Train Teachers for Skills

Special Focus : Building an Efficient, Creative Teaching Force
Designing an Effective Training Program September 20, 2014

Let teachers be learners too. Let them be supported in their teaching and learning journey. Teaching is a skill, so why not teach it as a skill, writes Meeta Sengupta. Ms Sengupta is a Moderator at the 2014 WISE Summit in Doha.

Every conversation about improving education comes to a stalemate when someone brings up the problem of teachers. There are not enough of them. We need better teachers. Teachers need to be motivated. Teachers are treated badly. Teachers treat their children badly. It is difficult to maintain teacher attendance levels in many schools. 

Teacher quality is the one factor that can improve learning outcomes. You cannot have a system of education that is better than the teachers you have – they determine the quality, they are the bottleneck.

Yes, teachers are important. They are at the forefront of this battle we call education. They stand in front of classrooms everyday – nudging, cajoling, pushing, motivating, bullying, entreating and using every trick in their toolkit to get to their goals. Some teachers do better – they have a smarter toolkit, they are more skilled. Others flounder, unhappily – often because they do not have enough in their kit.

What goes into this mysterious toolkit? It is an under researched area – especially in the Indian context but there are a few things that can be sure of – such as a teacher who knows the content of what they are teaching will be more confident and able to deal with a wider range of questions in the classroom. We also know from experience that a more knowledgeable person is not necessarily a better teacher. Yet, teaching experience counts – every success, every failure, every shared experience in teaching has added to the good teachers’ toolkit. We also know that trained teachers do better than untrained ones if, and only if they care to land up in class and want to teach. So training, per se – works. But only after much experience.

A newly, qualified teacher. Bright eyed, shiny faced. Facing their first class. Their lesson plans and resources in place. Tale after tale about how it had to be chucked aside in the first five minutes as the reality of the classroom hit them. Some of them were lucky – they had formal NQT support systems. Others luckier – they had someone take them under their wing and show them the ropes. Most are not so lucky. Worldwide a large proportion of teachers quit teaching within one to five years of joining the vocation with much enthusiasm. Clearly something is missing. We have the pieces of the puzzle – as evidenced by some excellent teachers who have managed to put it together. We just don’t know how to replicate it reliably.

Part of the reason is how teachers are taught. They are given the knowledge of teaching tools – not the skills of teaching. A classroom session – as most B.Ed (Bachelor of Education) classes are – cannot help a teacher visualize a real life classroom and cannot build on the skills that are required to apply this knowledge to the job they have to perform. The assumption we make is akin to saying – we have given you the key, now go and open the lock. All locks are not the same, nor is every student or student group. They do need to try it out, be shown how to get it right, to learn from their mistakes, to reflect on better ways and most importantly – to receive feedback from a master practitioner and course correct as they go along.
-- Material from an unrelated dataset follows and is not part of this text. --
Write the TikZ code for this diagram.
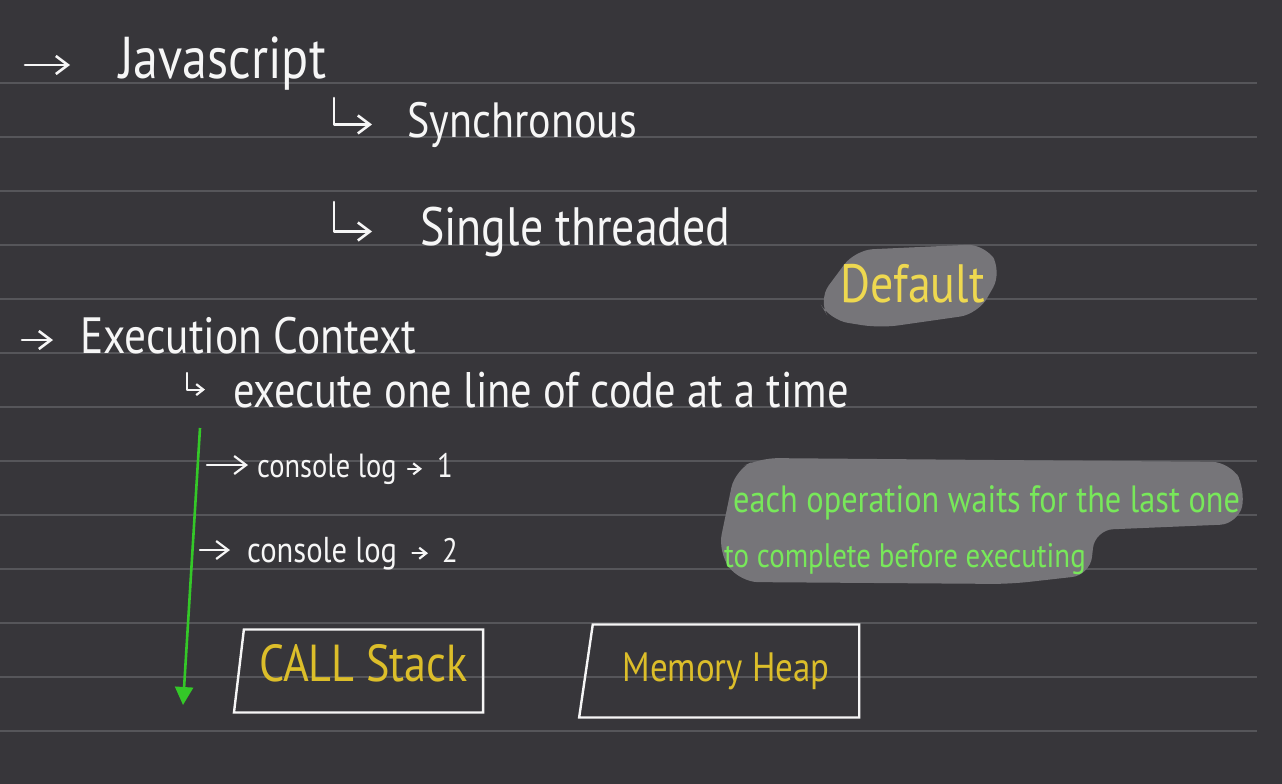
\documentclass[tikz,border=0pt]{standalone}
\usepackage{fontspec}
\setmainfont{PT Sans}[FakeStretch=0.85]
\usetikzlibrary{positioning,arrows.meta,shapes.geometric}
\definecolor{board}{RGB}{55,54,58}
\definecolor{ruleln}{RGB}{86,86,90}
\definecolor{chalk}{RGB}{246,246,246}
\definecolor{hlgray}{RGB}{118,117,121}
\definecolor{penyel}{RGB}{238,216,80}
\definecolor{boxyel}{RGB}{220,190,42}
\definecolor{pengrn}{RGB}{120,232,90}
\definecolor{arrgrn}{RGB}{52,200,40}
\newcommand{\hfs}[1]{\fontsize{#1}{#1}\selectfont}
\tikzset{
  hand/.style   ={text=chalk, inner sep=0pt, anchor=base west},
  hbig/.style   ={hand, font=\hfs{54}},
  hmid/.style   ={hand, font=\hfs{50}},
  hsml/.style   ={hand, font=\hfs{34}},
  note/.style   ={hand, text=pengrn},
  pen/.style    ={chalk, line width=2.6pt, line cap=round, line join=round, -{Straight Barb[length=12pt, width=18pt]}},
  pensml/.style ={chalk, line width=2.2pt, line cap=round, line join=round, -{Straight Barb[length=7pt, width=11pt]}},
  flow/.style   ={arrgrn, line width=2.6pt, -{Triangle[length=18pt, width=18pt]}},
  blob/.style   ={fill=hlgray, rounded corners=18pt},
  membox/.style ={draw=chalk, line width=2.4pt, trapezium, trapezium right angle=90, trapezium stretches=true, text=boxyel},
  ruled/.style  ={ruleln, line width=1.6pt},
}

\begin{document}
\begin{tikzpicture}[x=1pt, y=-1pt]
  \fill[board] (0,0) rectangle (1282,784);
  \useasboundingbox (0,0) rectangle (1282,784);
  \foreach \ly in {83,137,...,731}
    \draw[ruled] (0,\ly) -- (1257,\ly);

  % highlighter marks
  \fill[blob] (818,300) -- (855,250) -- (985,244) -- (1002,272) -- (978,314) -- (880,328) -- (830,320) -- cycle;
  \fill[blob] (718,552) -- (735,470) -- (760,458) -- (1230,462) -- (1246,490) -- (1238,524) -- (1095,530) -- (1090,575) -- (1010,584) -- (740,582) -- cycle;

  \node[hbig, font=\hfs{59}] (js) at (119,78) {Javascript};
  \node[hbig, font=\hfs{49.5}] (sync) at (407,137) {Synchronous};
  \node[hbig] (single) at (420,245) {Single threaded};
  \node[hbig, text=penyel] (default) at (840,302) {Default};
  \node[hbig, font=\hfs{51}] (exec) at (80,353) {Execution Context};
  \node[hmid] (oneline) at (233,407) {execute one line of code at a time};

  \node[hsml, font=\hfs{33.5}] (log1) at (257,477) {console log};
  \node[hsml] (one) at (437,477) {1};
  \node[hsml, font=\hfs{36}] (log2) at (247,562) {console log};
  \node[hsml] (two) at (442,562) {2};

  \node[note, font=\hfs{38}] (note1) at (733,512) {each operation waits for the last one};
  \node[note, font=\hfs{34}] (note2) at (724,567) {to complete before executing};

  \node[membox, font=\hfs{52}, text depth=16pt, trapezium left angle=81.5, minimum width=250pt, minimum height=83pt] (stack) at (363.5,671) {CALL Stack};
  \node[membox, font=\hfs{41}, trapezium left angle=76, minimum width=281pt, minimum height=93pt] (heap) at (726,671) {Memory Heap};

  \coordinate (a1) at (25,65);
  \coordinate (a2) at (22,340);
  \coordinate (h1) at (334,98);
  \coordinate (h2) at (334,202);
  \coordinate (h3) at (187,373);
  \coordinate (b1) at (207,465);
  \coordinate (b2) at (200,550);
  \coordinate (gtop) at (200,428);
  \coordinate (gbot) at (183,705);

  \draw[pen, shorten >=49pt] (a1) -- (a1 -| js.west);
  \draw[pen, shorten >=35pt] (h1) |- (sync.west);
  \draw[pen, shorten >=48pt] (h2) |- (single.west);
  \draw[pen, shorten >=27pt] (a2) -- (a2 -| exec.west);
  \draw[pensml, shorten >=28pt] (h3) |- (oneline.west);
  \draw[pen, line width=2.2pt, shorten >=9pt] (b1) -- (b1 -| log1.west);
  \draw[pen, line width=2.2pt, shorten >=17pt] (b2) -- (b2 -| log2.west);
  \draw[pensml, shorten <=11pt, shorten >=15pt] (log1.east) -- (log1.east -| one.west);
  \draw[pensml, shorten <=15pt, shorten >=14pt] (log2.east) -- (log2.east -| two.west);

  \draw[flow] (gtop) -- (gbot);
\end{tikzpicture}
\end{document}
Yes, Teaching is a skill. One needs to be apprenticed to someone to learn it well, and we learn by doing. Supervised, and then gradually on our own. Then why don’t we teach it as a skill? Why do we continue to teach it as if it were predicated on academic knowledge alone?

Consider this a call for a rethink. We have enough evidence to support the change to a better way of training teachers – and this creates a supported pipeline that helps with the teacher shortage too. We already let untrained teachers into our classrooms as contract teachers – simultaneously – and dare I say it – compulsorily – enroll them as apprentice teachers in a program designed for them. It is a classic scalable apprenticeship model where vocational qualifications are achieved via learning, reading, application and demonstration. Let teachers be learners too; let them be supported in their teaching and learning journey. Let us not wait for perfect teachers to emerge from an imperfect teacher training system that will start being repaired some time in the future. While that happens, start an alternative pathway for skilling teachers. Support them through various levels, pay them on demonstrated abilities – not just on one off tests of rote learning. Let re-skilling and upgrading skills be essential to this pathway, and let the pace be determined by the learner-teacher. It is time we moved away from received traditions of teacher training to build ones that work for our contexts – with scale, flexibility and quality.